Nonresident Gift of U.S. Real Estate Tax Implications

Nonresident Gift of U.S. Real Estate Tax Implications

Nonresident Gift of U.S. Real Estate Tax Implications

When it comes to the IRS international tax gifting rules of foreign persons to US persons, it can get very complicated — depending on the specific facts and circumstances of the transaction. In a common situation, a US person (Lawful Permanent Resident) has foreign national, non-resident parents who live abroad. As is often the case, either the US resident reached a life milestone (such as graduating from University) or received a foreign inheritance which includes a large gift from a foreign person such as money and investments. As a result, the US person has to file a Form 3520 to report the foreign person’s gift to the US government. With most gifts, there is no income tax implication –– and typically no gift tax implication when a foreign person gives a foreign gift to a US person. But what happens in a situation in which a nonresident alien gives the gift of US real estate?
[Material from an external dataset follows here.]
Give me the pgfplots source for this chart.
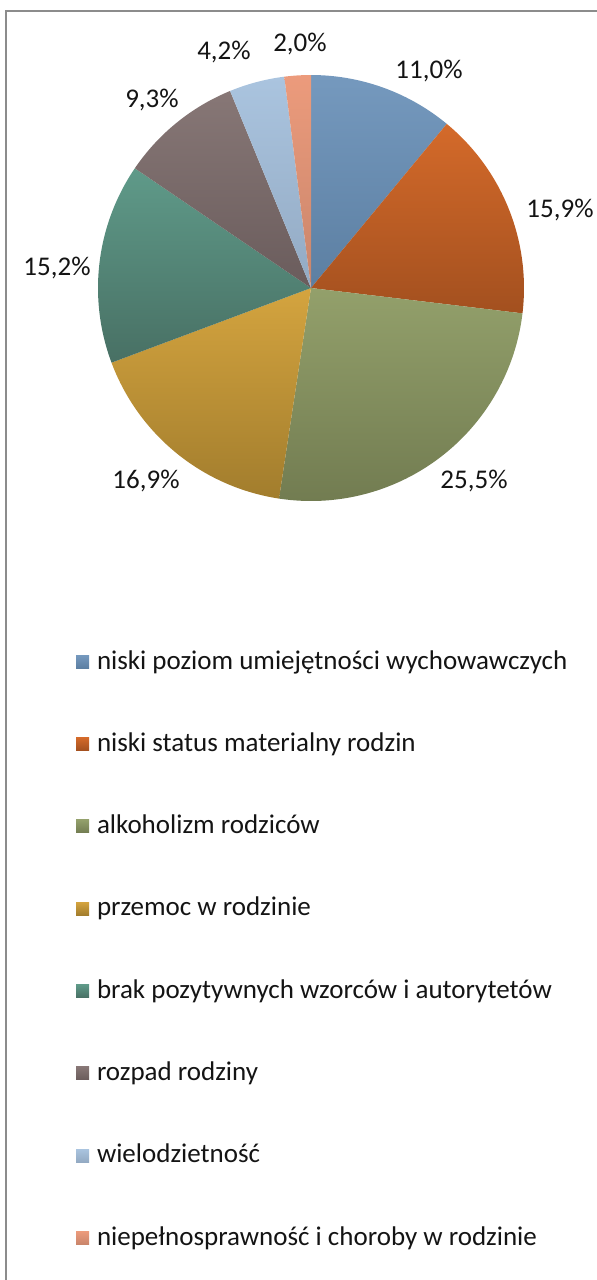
\documentclass[border=0pt]{standalone}
\usepackage{fontspec}
\setmainfont{Carlito}
\usepackage{pgfplots}
\usepackage{pgfplotstable}
\pgfplotsset{compat=1.18}

\definecolor{c1t}{HTML}{7599BE}\definecolor{c1b}{HTML}{5C7FA2}
\definecolor{c2t}{HTML}{D46A2A}\definecolor{c2b}{HTML}{A3501F}
\definecolor{c3t}{HTML}{93A06B}\definecolor{c3b}{HTML}{727C51}
\definecolor{c4t}{HTML}{D4A43F}\definecolor{c4b}{HTML}{A27D2D}
\definecolor{c5t}{HTML}{5F9A89}\definecolor{c5b}{HTML}{487064}
\definecolor{c6t}{HTML}{877776}\definecolor{c6b}{HTML}{6A5C5C}
\definecolor{c7t}{HTML}{AAC4DF}\definecolor{c7b}{HTML}{93AAC3}
\definecolor{c8t}{HTML}{EC9B7C}\definecolor{c8b}{HTML}{C9856B}
\definecolor{framegray}{HTML}{8C8C8C}
\definecolor{txt}{HTML}{141414}

% share of each cause, in percent (clockwise from 12 o'clock)
\pgfplotstableread{
idx value
0 11.0
1 15.9
2 25.5
3 16.9
4 15.2
5 9.3
6 4.2
7 2.0
}\piedata

% cumulative sums of the table values
\pgfmathsetmacro\cA{0}
\pgfplotstablegetelem{0}{value}\of\piedata \pgfmathsetmacro\cB{\cA+\pgfplotsretval}
\pgfplotstablegetelem{1}{value}\of\piedata \pgfmathsetmacro\cC{\cB+\pgfplotsretval}
\pgfplotstablegetelem{2}{value}\of\piedata \pgfmathsetmacro\cD{\cC+\pgfplotsretval}
\pgfplotstablegetelem{3}{value}\of\piedata \pgfmathsetmacro\cE{\cD+\pgfplotsretval}
\pgfplotstablegetelem{4}{value}\of\piedata \pgfmathsetmacro\cF{\cE+\pgfplotsretval}
\pgfplotstablegetelem{5}{value}\of\piedata \pgfmathsetmacro\cG{\cF+\pgfplotsretval}
\pgfplotstablegetelem{6}{value}\of\piedata \pgfmathsetmacro\cH{\cG+\pgfplotsretval}
\pgfplotstablegetelem{7}{value}\of\piedata \pgfmathsetmacro\cI{\cH+\pgfplotsretval}

\begin{document}
\begin{tikzpicture}[font=\fontsize{13.5}{16}\selectfont, text=txt]
\begin{axis}[
  at={(0,0)}, anchor=south west,
  width=298pt, height=640pt, scale only axis,
  xmin=0, xmax=596, ymin=0, ymax=1280, y dir=reverse,
  hide axis, clip=false,
  samples=90,
  slice/.style={draw=none},
  legend cell align=left,
  legend image code/.code={\draw[#1, draw=none] (0pt,-2.6pt) rectangle (6.5pt,3.9pt);},
  legend style={at={(axis cs:76,650)}, anchor=north west, draw=none, fill=none,
    inner sep=0pt, outer sep=0pt, row sep=28.15pt, column sep=4pt,
    font=\fontsize{13.5}{16}\selectfont,
    nodes={inner sep=0pt, text height=9.5pt, text depth=3.5pt}},
]
\draw[framegray, line width=1.2pt] (axis cs:6,11) rectangle (axis cs:620,1300);

\addplot[slice, top color=c1t, bottom color=c1b, domain=\cA*3.6:\cB*3.6] ({311+213*sin(x)},{288-213*cos(x)}) -- (axis cs:311,288) -- cycle;
\addlegendentry{niski poziom umiejętności wychowawczych}
\addplot[slice, top color=c2t, bottom color=c2b, domain=\cB*3.6:\cC*3.6] ({311+213*sin(x)},{288-213*cos(x)}) -- (axis cs:311,288) -- cycle;
\addlegendentry{niski status materialny rodzin}
\addplot[slice, top color=c3t, bottom color=c3b, domain=\cC*3.6:\cD*3.6] ({311+213*sin(x)},{288-213*cos(x)}) -- (axis cs:311,288) -- cycle;
\addlegendentry{alkoholizm rodziców}
\addplot[slice, top color=c4t, bottom color=c4b, domain=\cD*3.6:\cE*3.6] ({311+213*sin(x)},{288-213*cos(x)}) -- (axis cs:311,288) -- cycle;
\addlegendentry{przemoc w rodzinie}
\addplot[slice, top color=c5t, bottom color=c5b, domain=\cE*3.6:\cF*3.6] ({311+213*sin(x)},{288-213*cos(x)}) -- (axis cs:311,288) -- cycle;
\addlegendentry{brak pozytywnych wzorców i autorytetów}
\addplot[slice, top color=c6t, bottom color=c6b, domain=\cF*3.6:\cG*3.6] ({311+213*sin(x)},{288-213*cos(x)}) -- (axis cs:311,288) -- cycle;
\addlegendentry{rozpad rodziny}
\addplot[slice, top color=c7t, bottom color=c7b, domain=\cG*3.6:\cH*3.6] ({311+213*sin(x)},{288-213*cos(x)}) -- (axis cs:311,288) -- cycle;
\addlegendentry{wielodzietność}
\addplot[slice, top color=c8t, bottom color=c8b, domain=\cH*3.6:\cI*3.6] ({311+213*sin(x)},{288-213*cos(x)}) -- (axis cs:311,288) -- cycle;
\addlegendentry{niepełnosprawność i choroby w rodzinie}

\node at (axis cs:429,71) {11,0\%};
\node at (axis cs:560,210) {15,9\%};
\node at (axis cs:474,481) {25,5\%};
\node at (axis cs:146,481) {16,9\%};
\node at (axis cs:57,268) {15,2\%};
\node at (axis cs:152,100) {9,3\%};
\node at (axis cs:224,52) {4,2\%};
\node at (axis cs:300,44) {2,0\%};
\end{axis}
\pgfresetboundingbox
\path (0,0) rectangle (298pt,640pt);
\end{tikzpicture}
\end{document}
Unfortunately, this can result in an immediate gift tax implication.

Nonresident Gift of U.S. Real Estate

US persons enjoy a +$12,000,000 gift and estate tax exclusion. Thus, if a US person was going to gift a $1 million home, there is no issue — and all that is required is for the US person to submit an IRS Form 709 is filed to report to gift (presuming the person giving the gift has not used up their full exclusion amount). But, in the exact same situation in which a foreign person owns US real estate worth $1 million and wants to gift that real estate, they only receive a $15,000 exemption – and then the gift gets hit with US gift tax. In this type of situation in which a foreign person gives the gift of US real estate valued at $1 million (after subtracting $60,000) they are left with a nearly $400,000 gift tax bill – and they may also owe foreign taxes abroad on the gift.
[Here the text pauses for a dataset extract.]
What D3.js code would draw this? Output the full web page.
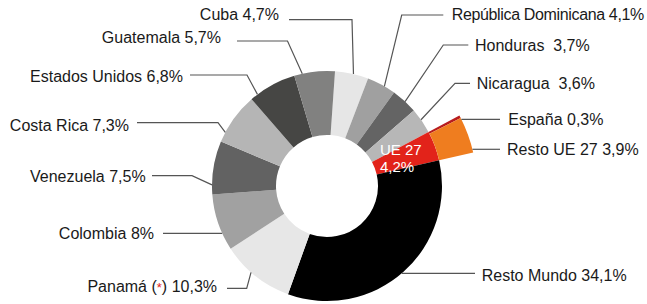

Gift Tax Rules for Non-Residents

With Gift Tax from non-residents who give the Gift of US Situs, there is just a $15,000 exclusion ($60,000 with estate tax)

As provided by code:

      • In the case of the estate of every nonresident not a citizen of the United States if that part of the gross estate which is situated in the United States exceeds $60,000, the executor shall make a return with respect to the estate tax imposed by subtitle B.

709-Instructions – Nonresidents Not Citizens of the United States

      • Nonresidents not citizens of the United States are subject to gift and GST taxes for gifts of tangible property situated in the United States.

      • A person is considered a nonresident not a citizen of the United States if he or she, at the time the gift is made, (1) was not a citizen of the United States and did not reside there, or (2) was domiciled in a U.S. possession and acquired citizenship solely by reason of birth or residence in the possession.

Under certain circumstances, they are also subject to gift and GST taxes for gifts of intangible property. See section 2501(a).

      • If you are a nonresident not a citizen of the United States who made a gift subject to gift tax, you must file a gift tax return when any of the following apply.

      • You gave any gifts of future interests.

      • Your gifts of present interests to any donee other than your spouse total more than $15,000.

      • Your outright gifts to your spouse who is not a U.S. citizen total more than $159,000.

26 USC 2501(a)

(a)Taxable transfers

      • General rule

        • A tax, computed as provided in section 2502, is hereby imposed for each calendar year on the transfer of property by gift during such calendar year by any individual resident or nonresident

      • Transfers of intangible property

          • Except as provided in paragraph (3), paragraph (1) shall not apply to the transfer of intangible property by a nonresident not a citizen of the United States.

26 USC 2502

      • Computation of tax

        • The tax imposed by section 2501 for each calendar year shall be an amount equal to the excess of—

          • a tentative tax, computed under section 2001(c), on the aggregate sum of the taxable gifts for such calendar year and for each of the preceding calendar periods, over

          • a tentative tax, computed under such section, on the aggregate sum of the taxable gifts for each of the preceding calendar periods.